No one should be in power for more than two terms. Power attracts flatterers. Prime ministers are told every day, for years, how wonderful they are, how wise and how clever. Slowly even the best of them become convinced. After all, so many good people cannot be wrong. Their critical senses are blunted; they become accustomed to being obeyed and eventually become immune to criticism and are angered and vindictive when criticised. With no limit, getting re-elected constantly and enjoying the spoils of power becomes their main object. That is an end in itself.
A two-year term limit will allow for new leaders to emerge from within: ideas will guide parties more than the suffocating bearhug of a single individual who will rule the roost for decades until his children are old enough to inherit it. Parties won’t be bloated by the corrosive influence of lobbies and leeches attached to this or that individual leader. And more people will want to join politics if it does not mean having to spend the next half century kowtowing to the same man. And, more importantly, it will prevent leaders from just assuming that once out of power, all they have to do is wait their turn again, for decades if necessary, for power to fall back into their lap.
Now admittedly, this is not a very democratic idea. People in democracies, particularly Westministerian ones, should be free to choose their leaders for as long as they want. That is true. But, unfortunately, we have a democracy in form only, without the substance. We have something called a parliament, which does not decide, oversee or debate much, an Executive that looks more like a princely court than a modern government (Cabinet responsibility means one man decides everything and everybody else takes responsibility for it), a civil service that is pasture for party supporters and political hacks. We have manifestos and programmes but that’s not what people vote for. We have something called a political party, but these are really fan clubs and/or extended families. And you don’t even have to be a member to be prime minister: as Anerood Jugnauth proved in 2014 and may do so again.
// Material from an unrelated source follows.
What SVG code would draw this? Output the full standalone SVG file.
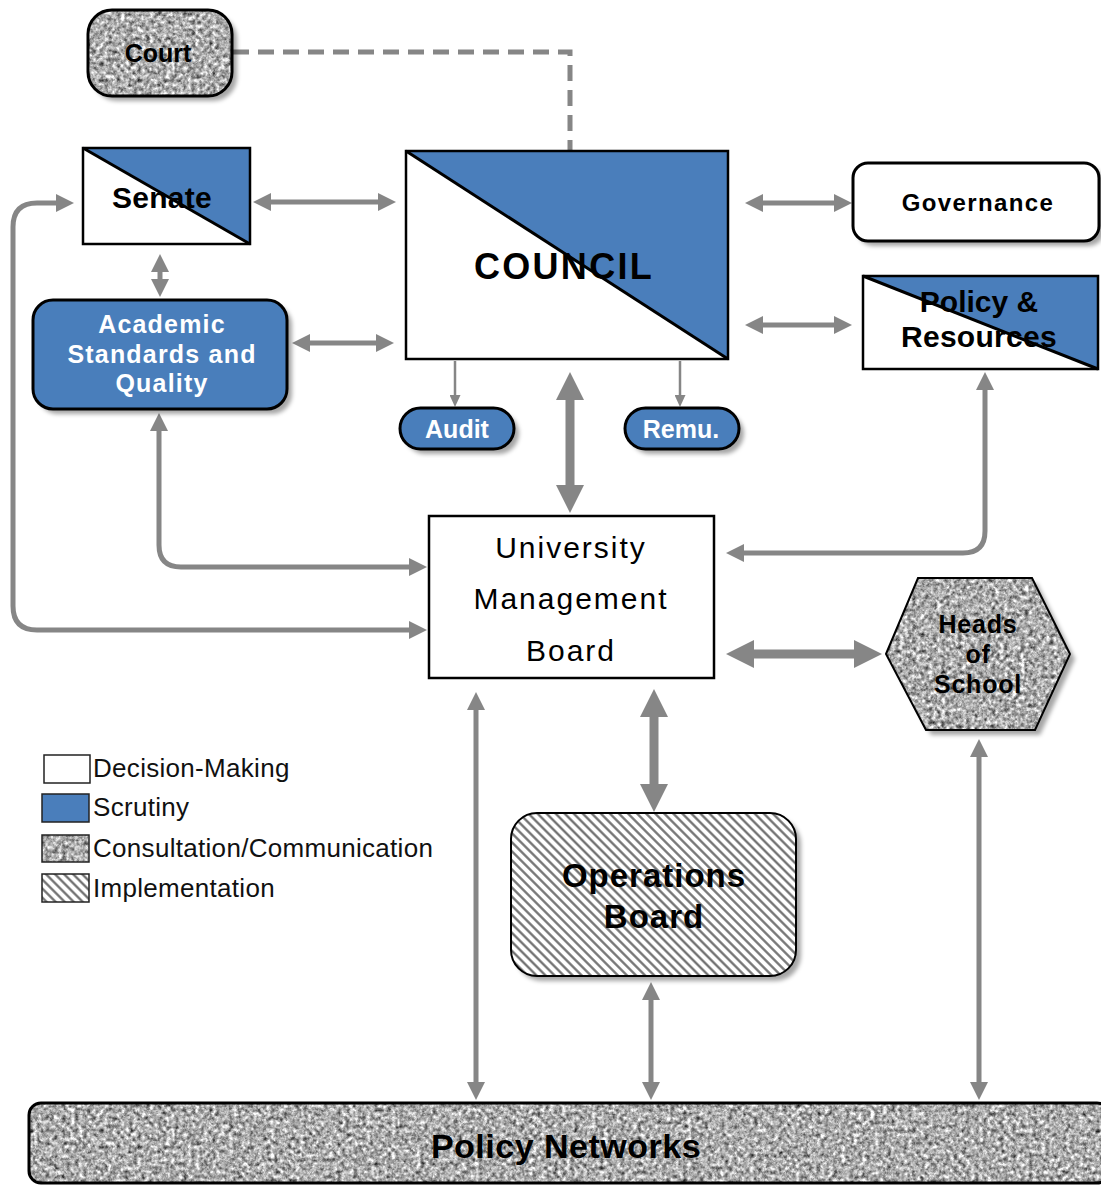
<svg xmlns="http://www.w3.org/2000/svg" width="1101" height="1186" viewBox="0 0 1101 1186">
<style>
.t{font-family:"Liberation Sans",Arial,sans-serif;font-weight:bold;text-anchor:middle;fill:#000}
.w{fill:#fff}
.n{font-weight:normal}
.lg{font-family:"Liberation Sans",Arial,sans-serif;font-size:26px;fill:#111;letter-spacing:0.3px}
.ln{fill:none;stroke:#868686;stroke-width:5}
.thk{fill:none;stroke:#868686;stroke-width:9}
.thn{fill:none;stroke:#868686;stroke-width:2.5}
.ol{fill:none;stroke:#000;stroke-width:3}
.blue{fill:#4a7ebb}
</style>
<defs>
<marker id="a" viewBox="0 0 18 18" markerWidth="18" markerHeight="18" refX="1" refY="9" orient="auto-start-reverse" markerUnits="userSpaceOnUse"><path d="M0,0 L18,9 L0,18 z" fill="#868686"/></marker>
<marker id="ab" viewBox="0 0 28 28" markerWidth="28" markerHeight="28" refX="1" refY="14" orient="auto-start-reverse" markerUnits="userSpaceOnUse"><path d="M0,0 L28,14 L0,28 z" fill="#868686"/></marker>
<marker id="as" viewBox="0 0 12 11" markerWidth="12" markerHeight="11" refX="1" refY="5.5" orient="auto-start-reverse" markerUnits="userSpaceOnUse"><path d="M0,0 L12,5.5 L0,11 z" fill="#868686"/></marker>
<filter id="granite" x="0" y="0" width="100%" height="100%" color-interpolation-filters="sRGB">
<feTurbulence type="fractalNoise" baseFrequency="0.24" numOctaves="3" seed="7" result="t"/>
<feColorMatrix in="t" type="matrix" values="0.85 0.85 0 0 -0.18  0.85 0.85 0 0 -0.18  0.85 0.85 0 0 -0.18  0 0 0 0 1" result="g"/>
<feComposite in="g" in2="SourceAlpha" operator="in"/>
</filter>
<filter id="ds" x="-10%" y="-10%" width="130%" height="130%">
<feDropShadow dx="5" dy="5" stdDeviation="2" flood-color="#000" flood-opacity="0.35"/>
</filter>
<pattern id="hatch" width="6.4" height="6.4" patternUnits="userSpaceOnUse" patternTransform="rotate(-45)">
<rect width="6.4" height="6.4" fill="#fff"/>
<line x1="3.2" y1="0" x2="3.2" y2="6.4" stroke="#6a6a6a" stroke-width="2.2"/>
</pattern>
</defs>
<rect width="1101" height="1186" fill="#fff"/>

<g id="connectors">
<path class="ln" d="M233,52 H570 V150" stroke-width="6" stroke-dasharray="16 9"/>
<line class="ln" x1="270" y1="202" x2="379" y2="202" marker-start="url(#a)" marker-end="url(#a)"/>
<line class="ln" x1="160" y1="271" x2="160" y2="280" marker-start="url(#a)" marker-end="url(#a)"/>
<line class="ln" x1="309" y1="343" x2="377" y2="343" marker-start="url(#a)" marker-end="url(#a)"/>
<line class="ln" x1="762" y1="203" x2="835" y2="203" marker-start="url(#a)" marker-end="url(#a)"/>
<line class="ln" x1="762" y1="325" x2="835" y2="325" marker-start="url(#a)" marker-end="url(#a)"/>
<line class="thn" x1="455" y1="361" x2="455" y2="396" marker-end="url(#as)"/>
<line class="thn" x1="680" y1="361" x2="680" y2="396" marker-end="url(#as)"/>
<line class="thk" x1="570" y1="399" x2="570" y2="486" marker-start="url(#ab)" marker-end="url(#ab)"/>
<path class="ln" d="M159,430 V545 Q159,567 181,567 H410" marker-start="url(#a)" marker-end="url(#a)"/>
<path class="ln" d="M410,630 H37 Q13,630 13,606 V227 Q13,203 37,203 H57" marker-start="url(#a)" marker-end="url(#a)"/>
<path class="ln" d="M985,389 V531 Q985,553 963,553 H743" marker-start="url(#a)" marker-end="url(#a)"/>
<line class="thk" x1="753" y1="654" x2="855" y2="654" marker-start="url(#ab)" marker-end="url(#ab)"/>
<line class="ln" x1="476" y1="709" x2="476" y2="1083" marker-start="url(#a)" marker-end="url(#a)"/>
<line class="thk" x1="654" y1="716" x2="654" y2="785" marker-start="url(#ab)" marker-end="url(#ab)"/>
<line class="ln" x1="651" y1="999" x2="651" y2="1083" marker-start="url(#a)" marker-end="url(#a)"/>
<line class="ln" x1="979" y1="756" x2="979" y2="1083" marker-start="url(#a)" marker-end="url(#a)"/>
</g>

<g id="court">
<g filter="url(#ds)"><rect x="88" y="10" width="144" height="86" rx="24" fill="#a8a8a8"/></g>
<rect x="88" y="10" width="144" height="86" rx="24" fill="#a8a8a8" filter="url(#granite)"/>
<rect class="ol" x="88" y="10" width="144" height="86" rx="24"/>
<text class="t" x="158" y="62" font-size="25">Court</text>
</g>

<g id="senate">
<rect x="83" y="148" width="167" height="96" fill="#fff"/>
<polygon class="blue" points="83,148 250,148 250,244"/>
<line x1="83" y1="148" x2="250" y2="244" stroke="#000" stroke-width="3"/>
<rect x="83" y="148" width="167" height="96" fill="none" stroke="#000" stroke-width="2.5"/>
<text class="t" x="162" y="208" font-size="30" letter-spacing="0.3">Senate</text>
</g>

<g id="council">
<rect x="406" y="151" width="322" height="208" fill="#fff"/>
<polygon class="blue" points="406,151 728,151 728,359"/>
<line x1="406" y1="151" x2="728" y2="359" stroke="#000" stroke-width="3"/>
<rect x="406" y="151" width="322" height="208" fill="none" stroke="#000" stroke-width="2.5"/>
<text class="t" x="564" y="279" font-size="36" letter-spacing="2.3">COUNCIL</text>
</g>

<g id="governance">
<g filter="url(#ds)"><rect x="853" y="163" width="246" height="78" rx="15" fill="#fff"/></g>
<rect class="ol" x="853" y="163" width="246" height="78" rx="15"/>
<text class="t" x="978" y="211" font-size="24" letter-spacing="1.4">Governance</text>
</g>

<g id="policy-resources">
<rect x="863" y="276" width="235" height="93" fill="#fff"/>
<polygon class="blue" points="863,276 1098,276 1098,369"/>
<line x1="863" y1="276" x2="1098" y2="369" stroke="#000" stroke-width="3"/>
<rect x="863" y="276" width="235" height="93" fill="none" stroke="#000" stroke-width="2.5"/>
<text class="t" x="979" y="312" font-size="30">Policy &amp;</text>
<text class="t" x="979" y="347" font-size="30" letter-spacing="0.3">Resources</text>
</g>

<g id="academic-standards">
<g filter="url(#ds)"><rect x="33" y="300" width="254" height="109" rx="20" class="blue"/></g>
<rect class="ol" x="33" y="300" width="254" height="109" rx="20"/>
<text class="t w" x="162" y="333" font-size="25" letter-spacing="1.2">Academic</text>
<text class="t w" x="162" y="363" font-size="25" letter-spacing="1.2">Standards and</text>
<text class="t w" x="162" y="392" font-size="25" letter-spacing="1.2">Quality</text>
</g>

<g id="audit">
<g filter="url(#ds)"><rect x="400" y="408" width="114" height="41" rx="20.5" class="blue"/></g>
<rect class="ol" x="400" y="408" width="114" height="41" rx="20.5"/>
<text class="t w" x="457" y="438" font-size="25">Audit</text>
</g>

<g id="remu">
<g filter="url(#ds)"><rect x="625" y="408" width="114" height="41" rx="20.5" class="blue"/></g>
<rect class="ol" x="625" y="408" width="114" height="41" rx="20.5"/>
<text class="t w" x="681" y="438" font-size="25">Remu.</text>
</g>

<g id="umb">
<rect x="429" y="516" width="285" height="162" fill="#fff" stroke="#000" stroke-width="2.5"/>
<text class="t n" x="571" y="558" font-size="30" letter-spacing="2">University</text>
<text class="t n" x="571" y="609" font-size="30" letter-spacing="2">Management</text>
<text class="t n" x="571" y="661" font-size="30" letter-spacing="2">Board</text>
</g>

<g id="heads-of-school">
<g filter="url(#ds)"><polygon points="886,654 918,578 1032,578 1070,654 1035,730 926,730" fill="#a8a8a8"/></g>
<polygon points="886,654 918,578 1032,578 1070,654 1035,730 926,730" fill="#a8a8a8" filter="url(#granite)"/>
<polygon points="886,654 918,578 1032,578 1070,654 1035,730 926,730" fill="none" stroke="#000" stroke-width="2"/>
<text class="t" x="978" y="633" font-size="25" letter-spacing="0.8">Heads</text>
<text class="t" x="978" y="663" font-size="25" letter-spacing="0.8">of</text>
<text class="t" x="978" y="693" font-size="25" letter-spacing="0.8">School</text>
</g>

<g id="operations-board">
<g filter="url(#ds)"><rect x="511" y="813" width="285" height="163" rx="26" fill="#fff"/></g>
<rect x="511" y="813" width="285" height="163" rx="26" fill="url(#hatch)" stroke="#000" stroke-width="2"/>
<text class="t" x="654" y="887" font-size="33" letter-spacing="1">Operations</text>
<text class="t" x="654" y="928" font-size="33" letter-spacing="1">Board</text>
</g>

<g id="policy-networks">
<rect x="29" y="1103" width="1080" height="80" rx="12" fill="#a8a8a8" filter="url(#granite)"/>
<rect class="ol" x="29" y="1103" width="1080" height="80" rx="12"/>
<text class="t" x="566" y="1158" font-size="34" letter-spacing="0.5">Policy Networks</text>
</g>

<g id="legend">
<rect x="44" y="755" width="46" height="28" fill="#fff" stroke="#222" stroke-width="1.5"/>
<rect x="42" y="794" width="47" height="28" class="blue" stroke="#222" stroke-width="1.5"/>
<rect x="42" y="835" width="47" height="27" fill="#a8a8a8" filter="url(#granite)"/>
<rect x="42" y="835" width="47" height="27" fill="none" stroke="#222" stroke-width="1.5"/>
<rect x="42" y="874" width="47" height="28" fill="url(#hatch)" stroke="#222" stroke-width="1.5"/>
<text class="lg" x="93" y="777">Decision-Making</text>
<text class="lg" x="93" y="816">Scrutiny</text>
<text class="lg" x="93" y="857">Consultation/Communication</text>
<text class="lg" x="93" y="897">Implementation</text>
</g>
</svg>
In sum, we have a democracy but no democrats. Sometimes it’s necessary to save a democracy from those purporting to lead it. Mauritians seem to have reached the same conclusion: a February 2015 poll saw 68 per cent backing imposing term limits. Democratic theories always assume the best of a system, but term limits, by wisely assuming the worst, are far more realistic. A little autocratic nudge via term limits might do more for improving democracy itself than any dogma.